**The exercise**
Search the material for "Rebuild" and show all lines that contain it.

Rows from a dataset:

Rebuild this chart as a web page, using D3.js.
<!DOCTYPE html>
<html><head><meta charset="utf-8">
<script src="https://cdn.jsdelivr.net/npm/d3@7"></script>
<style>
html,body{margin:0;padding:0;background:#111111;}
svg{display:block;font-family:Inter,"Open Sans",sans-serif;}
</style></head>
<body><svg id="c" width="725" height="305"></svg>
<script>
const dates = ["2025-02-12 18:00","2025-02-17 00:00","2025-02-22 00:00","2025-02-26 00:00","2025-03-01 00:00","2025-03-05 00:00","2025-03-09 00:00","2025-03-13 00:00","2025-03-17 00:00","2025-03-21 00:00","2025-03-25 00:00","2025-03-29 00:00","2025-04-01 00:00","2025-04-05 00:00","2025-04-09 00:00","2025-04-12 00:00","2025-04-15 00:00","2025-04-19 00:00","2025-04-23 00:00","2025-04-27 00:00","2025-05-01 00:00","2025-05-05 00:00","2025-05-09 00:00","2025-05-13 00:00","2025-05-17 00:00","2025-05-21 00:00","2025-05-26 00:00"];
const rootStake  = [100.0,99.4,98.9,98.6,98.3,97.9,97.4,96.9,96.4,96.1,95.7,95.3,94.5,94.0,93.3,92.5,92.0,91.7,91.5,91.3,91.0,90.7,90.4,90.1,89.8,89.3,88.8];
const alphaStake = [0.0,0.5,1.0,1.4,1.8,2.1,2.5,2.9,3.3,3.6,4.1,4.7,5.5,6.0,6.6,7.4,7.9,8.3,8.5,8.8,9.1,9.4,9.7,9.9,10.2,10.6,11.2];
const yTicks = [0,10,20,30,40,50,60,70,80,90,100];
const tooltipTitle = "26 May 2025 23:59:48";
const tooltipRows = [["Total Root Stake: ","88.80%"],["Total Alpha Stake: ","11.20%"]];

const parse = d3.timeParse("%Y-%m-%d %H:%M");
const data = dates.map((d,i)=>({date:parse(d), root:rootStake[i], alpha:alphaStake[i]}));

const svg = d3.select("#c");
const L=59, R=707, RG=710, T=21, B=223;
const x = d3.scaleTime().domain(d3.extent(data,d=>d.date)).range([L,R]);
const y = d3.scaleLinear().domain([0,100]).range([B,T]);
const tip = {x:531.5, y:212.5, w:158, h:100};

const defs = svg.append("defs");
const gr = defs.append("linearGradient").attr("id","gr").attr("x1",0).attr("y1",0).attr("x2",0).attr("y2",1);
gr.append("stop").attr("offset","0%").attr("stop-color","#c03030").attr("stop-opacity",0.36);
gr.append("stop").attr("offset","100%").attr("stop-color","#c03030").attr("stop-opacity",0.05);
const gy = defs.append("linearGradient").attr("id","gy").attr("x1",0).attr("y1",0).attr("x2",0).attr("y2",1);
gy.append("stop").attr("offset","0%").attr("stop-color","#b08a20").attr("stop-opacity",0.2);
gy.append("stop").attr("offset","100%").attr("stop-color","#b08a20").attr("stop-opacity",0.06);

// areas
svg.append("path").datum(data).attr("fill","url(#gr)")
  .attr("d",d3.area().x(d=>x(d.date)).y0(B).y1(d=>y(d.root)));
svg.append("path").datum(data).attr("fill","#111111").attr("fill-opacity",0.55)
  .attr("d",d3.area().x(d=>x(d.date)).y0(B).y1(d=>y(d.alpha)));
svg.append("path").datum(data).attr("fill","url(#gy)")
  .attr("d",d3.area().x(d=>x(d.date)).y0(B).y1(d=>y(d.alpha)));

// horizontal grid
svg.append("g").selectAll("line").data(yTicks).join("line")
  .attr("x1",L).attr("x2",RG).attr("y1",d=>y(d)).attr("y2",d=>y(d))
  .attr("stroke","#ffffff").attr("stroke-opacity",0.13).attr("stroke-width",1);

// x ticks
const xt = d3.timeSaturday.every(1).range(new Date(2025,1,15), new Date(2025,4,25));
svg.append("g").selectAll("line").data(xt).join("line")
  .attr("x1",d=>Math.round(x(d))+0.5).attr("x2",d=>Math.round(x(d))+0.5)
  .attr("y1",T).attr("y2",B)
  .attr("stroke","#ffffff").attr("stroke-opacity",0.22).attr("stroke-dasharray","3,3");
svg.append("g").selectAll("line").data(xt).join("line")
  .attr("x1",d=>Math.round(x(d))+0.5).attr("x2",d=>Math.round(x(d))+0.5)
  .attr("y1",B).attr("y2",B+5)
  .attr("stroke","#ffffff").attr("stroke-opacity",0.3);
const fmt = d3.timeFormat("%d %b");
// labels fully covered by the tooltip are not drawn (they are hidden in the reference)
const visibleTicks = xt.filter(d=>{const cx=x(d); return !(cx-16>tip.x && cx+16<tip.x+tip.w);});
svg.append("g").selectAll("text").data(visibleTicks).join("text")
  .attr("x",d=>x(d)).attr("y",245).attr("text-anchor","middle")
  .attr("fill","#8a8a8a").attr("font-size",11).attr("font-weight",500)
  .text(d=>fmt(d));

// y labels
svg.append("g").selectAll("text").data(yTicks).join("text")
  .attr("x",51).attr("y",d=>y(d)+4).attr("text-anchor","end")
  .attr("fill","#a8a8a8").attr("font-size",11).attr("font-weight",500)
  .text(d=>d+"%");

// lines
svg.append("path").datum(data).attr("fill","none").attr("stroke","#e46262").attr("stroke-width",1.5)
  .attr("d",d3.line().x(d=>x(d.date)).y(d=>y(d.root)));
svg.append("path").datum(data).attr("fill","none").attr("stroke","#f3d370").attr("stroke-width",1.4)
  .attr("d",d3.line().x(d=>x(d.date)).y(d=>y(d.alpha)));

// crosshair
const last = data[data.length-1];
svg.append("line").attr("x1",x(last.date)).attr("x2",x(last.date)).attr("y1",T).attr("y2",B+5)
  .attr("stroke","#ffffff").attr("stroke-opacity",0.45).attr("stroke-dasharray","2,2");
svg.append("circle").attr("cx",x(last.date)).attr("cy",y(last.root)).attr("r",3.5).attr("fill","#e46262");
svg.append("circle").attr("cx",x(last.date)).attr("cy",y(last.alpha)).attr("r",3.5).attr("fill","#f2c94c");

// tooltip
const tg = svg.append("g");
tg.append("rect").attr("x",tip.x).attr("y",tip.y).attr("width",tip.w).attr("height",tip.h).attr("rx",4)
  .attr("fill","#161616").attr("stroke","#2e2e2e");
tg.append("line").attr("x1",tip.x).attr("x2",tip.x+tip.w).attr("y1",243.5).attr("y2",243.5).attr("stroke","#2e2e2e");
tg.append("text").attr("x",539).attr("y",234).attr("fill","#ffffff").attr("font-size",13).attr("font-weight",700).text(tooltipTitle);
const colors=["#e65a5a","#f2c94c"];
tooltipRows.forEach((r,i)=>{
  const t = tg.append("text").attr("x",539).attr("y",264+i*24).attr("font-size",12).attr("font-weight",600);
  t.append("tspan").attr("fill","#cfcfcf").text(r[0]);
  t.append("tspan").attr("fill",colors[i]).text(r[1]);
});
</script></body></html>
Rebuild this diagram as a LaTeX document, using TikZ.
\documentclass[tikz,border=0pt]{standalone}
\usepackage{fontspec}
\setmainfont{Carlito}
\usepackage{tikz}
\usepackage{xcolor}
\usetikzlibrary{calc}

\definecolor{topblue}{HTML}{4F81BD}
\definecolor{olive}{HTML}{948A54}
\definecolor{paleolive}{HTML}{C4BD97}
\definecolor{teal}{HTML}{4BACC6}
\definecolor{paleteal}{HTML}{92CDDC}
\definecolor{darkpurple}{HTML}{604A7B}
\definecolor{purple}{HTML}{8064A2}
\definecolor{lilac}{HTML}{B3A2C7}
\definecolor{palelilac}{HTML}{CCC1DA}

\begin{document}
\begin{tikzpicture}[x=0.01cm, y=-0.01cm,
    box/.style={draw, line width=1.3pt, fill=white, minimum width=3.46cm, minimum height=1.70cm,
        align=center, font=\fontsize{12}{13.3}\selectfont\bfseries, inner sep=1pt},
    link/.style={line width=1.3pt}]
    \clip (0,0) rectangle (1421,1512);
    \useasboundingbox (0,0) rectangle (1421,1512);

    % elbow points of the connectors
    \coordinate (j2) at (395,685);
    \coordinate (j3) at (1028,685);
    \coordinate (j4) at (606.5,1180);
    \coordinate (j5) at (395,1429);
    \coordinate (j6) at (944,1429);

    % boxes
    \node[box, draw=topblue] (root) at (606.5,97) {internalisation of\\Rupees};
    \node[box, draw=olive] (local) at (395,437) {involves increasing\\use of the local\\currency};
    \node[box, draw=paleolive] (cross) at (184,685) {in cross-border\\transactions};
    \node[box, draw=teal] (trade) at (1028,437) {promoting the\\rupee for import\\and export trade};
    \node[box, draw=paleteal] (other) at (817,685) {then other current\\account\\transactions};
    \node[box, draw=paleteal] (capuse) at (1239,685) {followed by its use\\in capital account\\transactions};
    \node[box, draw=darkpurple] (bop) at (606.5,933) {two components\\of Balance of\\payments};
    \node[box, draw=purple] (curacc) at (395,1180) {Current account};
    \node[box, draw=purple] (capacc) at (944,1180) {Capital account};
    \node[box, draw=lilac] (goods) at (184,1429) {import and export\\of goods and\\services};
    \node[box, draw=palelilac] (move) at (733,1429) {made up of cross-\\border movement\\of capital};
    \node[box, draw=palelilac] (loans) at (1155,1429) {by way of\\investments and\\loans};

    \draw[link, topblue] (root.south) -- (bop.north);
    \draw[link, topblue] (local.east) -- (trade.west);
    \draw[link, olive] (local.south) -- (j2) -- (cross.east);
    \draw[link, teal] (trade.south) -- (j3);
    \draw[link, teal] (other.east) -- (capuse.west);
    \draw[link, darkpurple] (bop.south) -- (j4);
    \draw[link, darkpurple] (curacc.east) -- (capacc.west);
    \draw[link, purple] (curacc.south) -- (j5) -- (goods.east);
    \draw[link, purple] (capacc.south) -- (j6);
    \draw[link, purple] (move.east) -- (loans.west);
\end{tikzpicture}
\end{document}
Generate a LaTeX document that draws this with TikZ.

**Final answer**
Rebuild this chart as a web page, using D3.js.
Rebuild this diagram as a LaTeX document, using TikZ.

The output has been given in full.